James Wasserstrom, an American citizen, alleged corruption involving senior officials in the U.N. peacekeeping operation in Kosovo in 2007 and was awarded $65,000 by the U.N.'s Dispute Tribunal last month. He is now a senior anti-corruption adviser at the U.S. Embassy in Kabul.
Wasserstrom told a news conference Monday that he was sending a letter to U.S. Secretary of State John Kerry and key Senate and House lawmakers asking that they implement the 2012 Consolidated Appropriations Act requiring a 15 percent withholding of U.S. funding if an organization does not take steps to implement "best practices" to prevent retaliation against whistleblowers.
"The evidence is overwhelming that the U.N. has failed to take such steps," Wasserstrom said.
U.N. deputy spokesman Eduardo del Buey said the U.N. is considering appealing the Dispute Tribunal's award of $50,000 in damages and $15,000 in costs to Wasserstrom and therefore could not comment.
Wasserstrom said he is also considering an appeal.
In the letter to Kerry, Wasserstrom said he was the lead anti-corruption officer at the U.N. peacekeeping mission in Kosovo in 2007 when he received reports of misconduct and corruption involving three top U.N. officials as well as officials in the Kosovo government.
"The corruption allegations involved a 10 percent kickback scheme to a Kosovo minister, to be shared with a senior (U.N. peacekeeping) official, for awarding a contract to a favored bidder," he said. "The amount of the payoff was $500 million."
Wasserstrom said he collaborated on an investigation with the U.N.'s Office for Internal Oversight Services or OIOS, the agency assigned to combat internal corruption.
When senior U.N. colleagues found out about his whistleblowing, he said, "they took drastic retaliatory action" — closing his office, abolishing his post, searching his home without a warrant, seizing his property and putting up "Wanted" style posters at the gates of all U.N. buildings to restrict his entry.

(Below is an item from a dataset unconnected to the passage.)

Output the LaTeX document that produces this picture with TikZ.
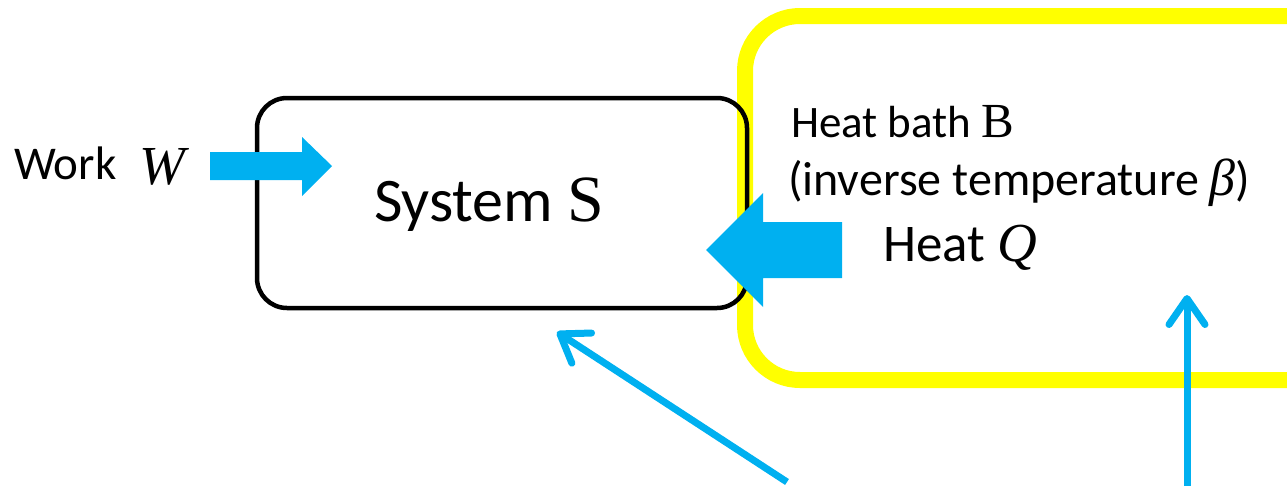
\documentclass[tikz,border=0pt]{standalone}
\usepackage{fontspec}
\setmainfont{Carlito}
\newfontfamily\mserif{Liberation Serif}
\usetikzlibrary{arrows.meta}
\definecolor{cyanb}{HTML}{00B0F0}
\definecolor{bathy}{HTML}{FFFF00}
\tikzset{
  blockarrow/.style={fill=cyanb, draw=none},
  thinarrow/.style={draw=cyanb, line width=7pt, -{Straight Barb[length=26pt,width=36pt,line cap=round,line join=round]}},
  lbl/.style={anchor=base west, inner sep=0pt, outer sep=0pt},
}
\newcommand{\fs}[1]{\fontsize{#1}{#1}\selectfont}
\begin{document}
\begin{tikzpicture}[x=1pt,y=-1pt]
\useasboundingbox (0,0) rectangle (1287,485);
\clip (0,0) rectangle (1287,485);
% heat bath
\draw[bathy, line width=16pt, rounded corners=55pt] (745,16) rectangle (1380,380);
% system box
\node[draw=black, line width=4.5pt, rounded corners=30pt, minimum width=490pt, minimum height=210pt, inner sep=0pt] (sys) at (502,203) {};
% texts
\node[lbl] (work) at (14,179) {\fs{47}Work};
\node[lbl] (wsym) at (139,184) {\fs{55}\mserif\itshape W};
\node[lbl] (systxt) at (374,221) {\fs{62}System \mserif\fs{66}S};
\node[lbl] (bath) at (791,137) {\fs{45}Heat bath {\mserif\fs{49}B}};
\node[lbl] (invt) at (788,195) {\fs{48}(inverse temperature {\mserif\itshape\fs{52}β})};
\node[lbl] (heat) at (883,261) {\fs{53}Heat {\mserif\itshape\fs{55}Q}};
% block arrows
\path[blockarrow] (210,152) -- (302,152) -- (302,137) -- (332,166) -- (302,196) -- (302,180) -- (210,180) -- cycle;
\path[blockarrow] (842,222) -- (763,222) -- (763,193) -- (706,250) -- (763,307) -- (763,278) -- (842,278) -- cycle;
% thin arrows
\coordinate (t1) at (787,482);
\coordinate (h1) at (557,332);
\coordinate (t2) at (1187,490);
\coordinate (h2) at (1187,295);
\draw[thinarrow] (t1) -- (h1);
\draw[thinarrow] (t2) -- (h2);
\end{tikzpicture}
\end{document}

He said false charges were also made against him, leading to a Kosovo criminal investigation which ended quickly with no charges and a U.N. administrative investigation which cleared him of wrongdoing.
Wasserstrom told Kerry the U.N. peacekeeping mission also leaked news of the investigations to the local and international media "defaming me and doing serious damage to my professional and personal reputation."
In June 2007, Wasserstrom said he sought whistleblower protection from the U.N. Ethics Office, which commissioned a full investigation by OIOS. The agency called the actions against him "extreme" and "disproportionate" but found no evidence of retaliation. As a result, he said, his whistleblower protection ended in April 2008, and seven months later he was terminated, ending a 28-year U.N. career two years before retirement.
Wasserstrom then went to the U.N.'s Dispute Tribunal saying the Ethics Office and OIOS failed in their responsibilities.
In June 2012, Judge Goolam Meeran upheld his complaint, ruling that he was subjected to "wholly unacceptable treatment" and "appalling" acts in violation of the rule of law and human rights. The judge ordered a hearing on damages.
Wasserstrom asked for $2.2 million for losses in wages, benefits and pension as well as mental distress, defamation, damage to his professional reputation and violations of his rights.